Atrás quedaba ese silencio implacable que transformaba el fútbol en un sucedáneo. Hace semanas que se reabrió la puerta a los sueños, pero lo de anoche era especial. El rescate de sensaciones. De la ilusión. De la alegría. Cuando llegó el autocar del Zaragoza, hubo hasta lágrimas. Demasiado sufrimiento acumulado. Mucha rabia contenida. Y, sobre todo, emoción a raudales. Miles de aficionados esperaban desde hace rato a ambos lados de una calle Eduardo Ibarra a reventar de zaragocismo. La apoteosis llegó a las 19.17, apenas un par de minutos más tarde de lo previsto. Cuando el bus asomó por la esquina, el pueblo enloqueció y todo quedó inundado de grandeza. La del fútbol en estado puro. Un espectáculo de Primera.

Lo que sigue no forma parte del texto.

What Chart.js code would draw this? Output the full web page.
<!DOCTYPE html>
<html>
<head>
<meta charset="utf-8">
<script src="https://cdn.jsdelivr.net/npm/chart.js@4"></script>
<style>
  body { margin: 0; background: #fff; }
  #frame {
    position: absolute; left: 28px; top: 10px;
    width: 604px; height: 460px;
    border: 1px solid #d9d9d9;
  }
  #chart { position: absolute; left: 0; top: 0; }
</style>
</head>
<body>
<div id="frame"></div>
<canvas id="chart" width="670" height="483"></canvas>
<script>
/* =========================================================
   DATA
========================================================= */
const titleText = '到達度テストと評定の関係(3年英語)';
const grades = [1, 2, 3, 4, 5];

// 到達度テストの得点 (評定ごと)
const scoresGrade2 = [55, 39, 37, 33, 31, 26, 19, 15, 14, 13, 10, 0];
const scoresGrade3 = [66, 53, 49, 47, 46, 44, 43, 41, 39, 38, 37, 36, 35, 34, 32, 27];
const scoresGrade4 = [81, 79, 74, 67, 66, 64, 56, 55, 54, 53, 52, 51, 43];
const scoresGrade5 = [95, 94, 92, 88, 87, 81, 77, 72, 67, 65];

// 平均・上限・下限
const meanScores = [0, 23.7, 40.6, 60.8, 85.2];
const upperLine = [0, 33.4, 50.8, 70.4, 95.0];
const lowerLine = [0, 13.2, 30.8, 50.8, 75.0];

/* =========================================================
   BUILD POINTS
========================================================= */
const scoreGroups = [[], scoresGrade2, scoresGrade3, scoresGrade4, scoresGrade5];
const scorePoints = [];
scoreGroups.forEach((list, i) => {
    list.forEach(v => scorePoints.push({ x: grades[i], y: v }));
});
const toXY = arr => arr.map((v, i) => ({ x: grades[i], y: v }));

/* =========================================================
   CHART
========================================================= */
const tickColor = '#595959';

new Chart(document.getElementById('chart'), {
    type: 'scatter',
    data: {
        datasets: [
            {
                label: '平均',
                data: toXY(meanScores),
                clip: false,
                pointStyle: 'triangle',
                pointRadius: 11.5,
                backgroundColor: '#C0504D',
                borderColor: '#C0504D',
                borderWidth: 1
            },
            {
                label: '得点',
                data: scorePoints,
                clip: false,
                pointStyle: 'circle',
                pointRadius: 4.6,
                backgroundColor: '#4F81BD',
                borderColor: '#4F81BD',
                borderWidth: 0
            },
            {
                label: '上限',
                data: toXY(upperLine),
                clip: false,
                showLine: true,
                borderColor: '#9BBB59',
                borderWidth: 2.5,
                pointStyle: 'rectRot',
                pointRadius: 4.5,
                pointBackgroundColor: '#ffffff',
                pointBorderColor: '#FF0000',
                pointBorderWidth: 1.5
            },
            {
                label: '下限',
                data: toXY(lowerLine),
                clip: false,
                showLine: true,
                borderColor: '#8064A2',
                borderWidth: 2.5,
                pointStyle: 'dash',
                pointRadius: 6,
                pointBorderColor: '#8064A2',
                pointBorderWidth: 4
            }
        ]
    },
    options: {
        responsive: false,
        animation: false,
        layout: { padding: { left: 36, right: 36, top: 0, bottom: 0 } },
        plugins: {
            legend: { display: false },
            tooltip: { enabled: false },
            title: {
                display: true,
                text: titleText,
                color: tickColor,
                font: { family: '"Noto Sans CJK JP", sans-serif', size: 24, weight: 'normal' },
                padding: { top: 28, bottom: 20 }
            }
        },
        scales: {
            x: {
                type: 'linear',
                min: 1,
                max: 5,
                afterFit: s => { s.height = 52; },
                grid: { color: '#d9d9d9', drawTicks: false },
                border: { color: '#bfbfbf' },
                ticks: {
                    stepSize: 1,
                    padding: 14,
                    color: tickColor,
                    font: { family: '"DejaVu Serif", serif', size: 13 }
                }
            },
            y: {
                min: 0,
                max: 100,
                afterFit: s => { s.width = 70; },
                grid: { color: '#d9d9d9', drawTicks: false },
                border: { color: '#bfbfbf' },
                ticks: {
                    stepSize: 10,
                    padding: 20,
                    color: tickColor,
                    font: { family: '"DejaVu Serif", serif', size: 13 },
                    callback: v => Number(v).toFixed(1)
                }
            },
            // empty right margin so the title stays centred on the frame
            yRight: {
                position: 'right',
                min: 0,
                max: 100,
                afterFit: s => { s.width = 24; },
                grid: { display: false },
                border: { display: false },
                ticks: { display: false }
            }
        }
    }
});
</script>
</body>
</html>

Nadie se movió cuando los jugadores desaparecieron por la entrada a vestuarios. El ritual incluía una demostración de poderío al rival, el Huesca, ese vecino con el que la rivalidad sigue creciendo. Con lo que no contaba el gentío es con que el autocar aparecía por la otra puerta. En el interior de La Romareda, la fiesta continuó. Zaragocismo en vena antes de la batalla. Lo que vino después fue otra historia. El fútbol es así.